Важно не забывать, что тех мучеников, которые теперь нами благоговейно почитаются как святые, лишало жизни государство на вполне законном, с его точки зрения, основании, по решению суда. Разумеется, это государство было языческим и боролось с христианами как с врагом, но все-таки согласно законам. Народ при этом либо просто безмолвствовал, либо (и это как раз в большинстве случаев) был на стороне мучеников. Вообще народ всегда на стороне того, кого преследует и сажает в тюрьму государство (за исключением советской страны, где народ всегда был против тех, кто сидит в тюрьме, и вставал в оппозицию к государству, как только оно объявляло амнистию).

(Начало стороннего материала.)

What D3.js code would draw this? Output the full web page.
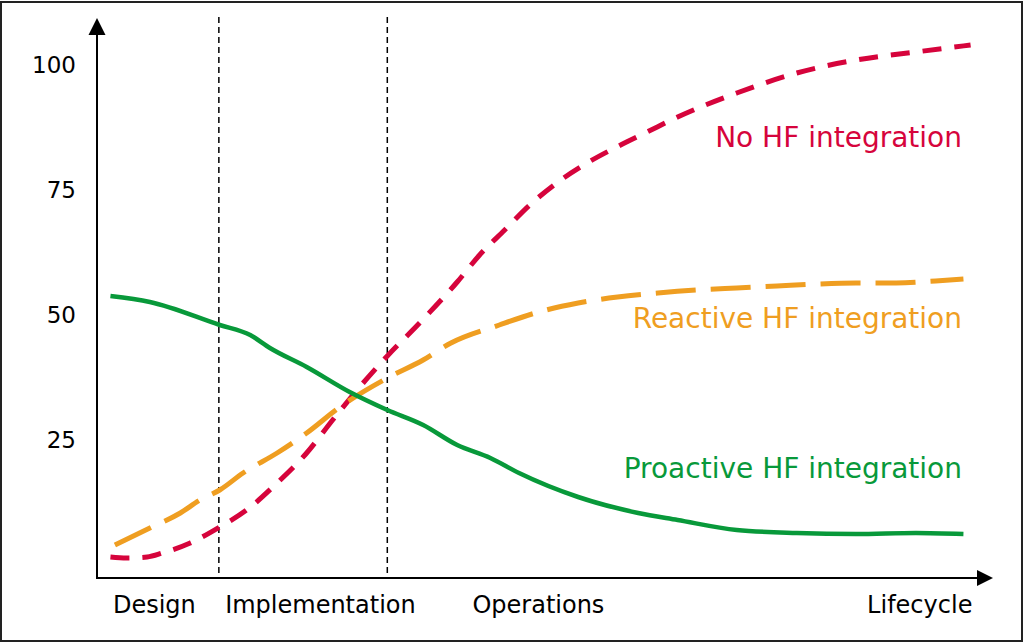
<!DOCTYPE html>
<html>
<head>
<meta charset="utf-8">
<script src="https://cdn.jsdelivr.net/npm/d3@7"></script>
<style>
  html, body { margin: 0; padding: 0; background: #fff; }
  svg { display: block; }
  text { font-family: "DejaVu Sans", Verdana, sans-serif; }
</style>
</head>
<body>
<svg id="chart" width="1024" height="643"></svg>
<script>
// ---- data (x = position along lifecycle 0..100, y = value) ----
const seriesNames = ["No HF integration", "Reactive HF integration", "Proactive HF integration"];

const noHF = [
  [1.5, 1.0], [3.3, 0.8], [5.6, 1.0], [7.3, 1.8], [10.4, 3.8], [13.7, 7.0],
  [16.7, 10.4], [20.1, 15.8], [23.4, 21.8], [26.3, 28.4], [29.7, 35.8],
  [32.4, 41.2], [36.0, 47.8], [40.2, 56.0], [42.7, 61.4], [45.5, 66.4],
  [48.3, 71.4], [51.3, 75.8], [54.7, 79.8], [58.0, 83.0], [61.4, 86.0],
  [64.8, 89.0], [71.4, 93.8], [78.1, 97.8], [84.7, 100.4], [91.4, 102.0], [97.5, 103.4]
];

const reactiveHF = [
  [2.0, 3.4], [5.9, 6.8], [9.3, 9.8], [11.5, 12.4], [13.7, 14.4], [16.3, 17.8],
  [20.1, 21.8], [23.4, 25.8], [27.1, 31.0], [32.4, 36.8], [36.4, 40.4],
  [39.5, 43.8], [44.9, 47.4], [49.3, 50.0], [53.7, 51.8], [58.1, 53.0],
  [62.6, 53.8], [67.0, 54.4], [71.4, 54.8], [75.9, 55.2], [80.4, 55.6],
  [84.7, 55.8], [89.2, 55.8], [93.6, 56.2], [96.7, 56.6]
];

const proactiveHF = [
  [1.5, 53.2], [5.9, 52.0], [13.7, 47.4], [17.1, 45.4], [19.3, 42.8],
  [23.4, 39.0], [28.2, 34.0], [32.4, 30.4], [36.4, 27.4], [40.2, 23.4],
  [43.9, 20.8], [47.1, 17.8], [53.7, 13.0], [60.4, 9.8], [64.8, 8.4],
  [71.4, 6.4], [78.1, 5.8], [84.7, 5.6], [91.4, 5.8], [96.7, 5.6]
];

const yTicks = [25, 50, 75, 100];
const phaseBoundaries = [13.6, 32.4];
const phaseLabels = ["Design", "Implementation", "Operations", "Lifecycle"];
const phaseLabelX = [6.4, 14.3, 41.9, 97.7];

// ---- layout ----
const W = 1024, H = 643;
const svg = d3.select("#chart");
const x = d3.scaleLinear().domain([0, 100]).range([97, 993]);
const y = d3.scaleLinear().domain([0, 100]).range([562, 62]);
const axisY = 578;      // x-axis line position
const axisTop = 18;     // y-axis arrow tip

// frame
svg.append("rect").attr("x", 1).attr("y", 2).attr("width", W - 3).attr("height", H - 4)
  .attr("fill", "#fff").attr("stroke", "#222").attr("stroke-width", 2);

// phase boundary lines
svg.selectAll("line.phase").data(phaseBoundaries).join("line")
  .attr("class", "phase")
  .attr("x1", d => x(d)).attr("x2", d => x(d))
  .attr("y1", 17).attr("y2", axisY)
  .attr("stroke", "#000").attr("stroke-width", 1.5)
  .attr("stroke-dasharray", "6,4");

// y axis tick labels via d3 axis
const yAxis = d3.axisLeft(y).tickValues(yTicks).tickSize(0).tickPadding(21);
const gy = svg.append("g").attr("transform", `translate(${x(0)},0)`).call(yAxis);
gy.select(".domain").remove();
gy.selectAll("text").attr("font-size", 23).attr("font-family", "DejaVu Sans, Verdana, sans-serif")
  .attr("fill", "#000").attr("dy", "0.45em");

// axis lines with arrows
svg.append("line").attr("x1", x(0)).attr("x2", x(0)).attr("y1", axisTop + 14).attr("y2", axisY + 1)
  .attr("stroke", "#000").attr("stroke-width", 2);
svg.append("path")
  .attr("d", `M${x(0)},${axisTop} L${x(0) - 8.5},${axisTop + 17} L${x(0) + 8.5},${axisTop + 17} Z`)
  .attr("fill", "#000");
svg.append("line").attr("x1", x(0) - 1).attr("x2", x(100) - 14).attr("y1", axisY).attr("y2", axisY)
  .attr("stroke", "#000").attr("stroke-width", 2);
svg.append("path")
  .attr("d", `M${x(100)},${axisY} L${x(100) - 16},${axisY - 8} L${x(100) - 16},${axisY + 8} Z`)
  .attr("fill", "#000");

// x labels
svg.selectAll("text.phase").data(phaseLabels).join("text")
  .attr("class", "phase")
  .attr("x", (d, i) => x(phaseLabelX[i]))
  .attr("y", 613)
  .attr("text-anchor", (d, i) => i === 0 ? "middle" : (i === 3 ? "end" : "start"))
  .attr("font-size", 24)
  .attr("fill", "#000")
  .text(d => d);

// lines
const line = d3.line().x(d => x(d[0])).y(d => y(d[1])).curve(d3.curveMonotoneX);
const seriesData = [noHF, reactiveHF, proactiveHF];
const colors = ["#d6043c", "#ef9e21", "#08993a"];
const dashes = ["19,13", "40,15", null];
const widths = [5, 5, 4.5];

svg.selectAll("path.series").data(seriesData).join("path")
  .attr("class", "series")
  .attr("d", line)
  .attr("fill", "none")
  .attr("stroke", (d, i) => colors[i])
  .attr("stroke-width", (d, i) => widths[i])
  .attr("stroke-dasharray", (d, i) => dashes[i]);

// series labels
const labelBaseline = [147, 328, 478];
svg.selectAll("text.series").data(seriesNames).join("text")
  .attr("class", "series")
  .attr("x", 962)
  .attr("y", (d, i) => labelBaseline[i])
  .attr("text-anchor", "end")
  .attr("font-size", 28)
  .attr("fill", (d, i) => colors[i])
  .text(d => d);
</script>
</body>
</html>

Но Ипатию растерзал именно народ! Не христианское государство, а считавший себя Церковью народ. Здесь мы вновь сталкиваемся с тем феноменом, о котором говорила мать Мария: вчерашний язычник, видя в себе и своих друзьях и единомышленниках Церковь, причем не часть Церкви, а всю ее, решает действовать, используя те методы, принципы и способы активности, которые присущи государственной власти. Это происходит, наверное, по той причине, что выросший в условиях, когда государство было обожествлено (а именно обожествлены были и СССР, и Римская империя!), человек к Церкви начинает относиться именно так, как его в школе учили относиться к государству.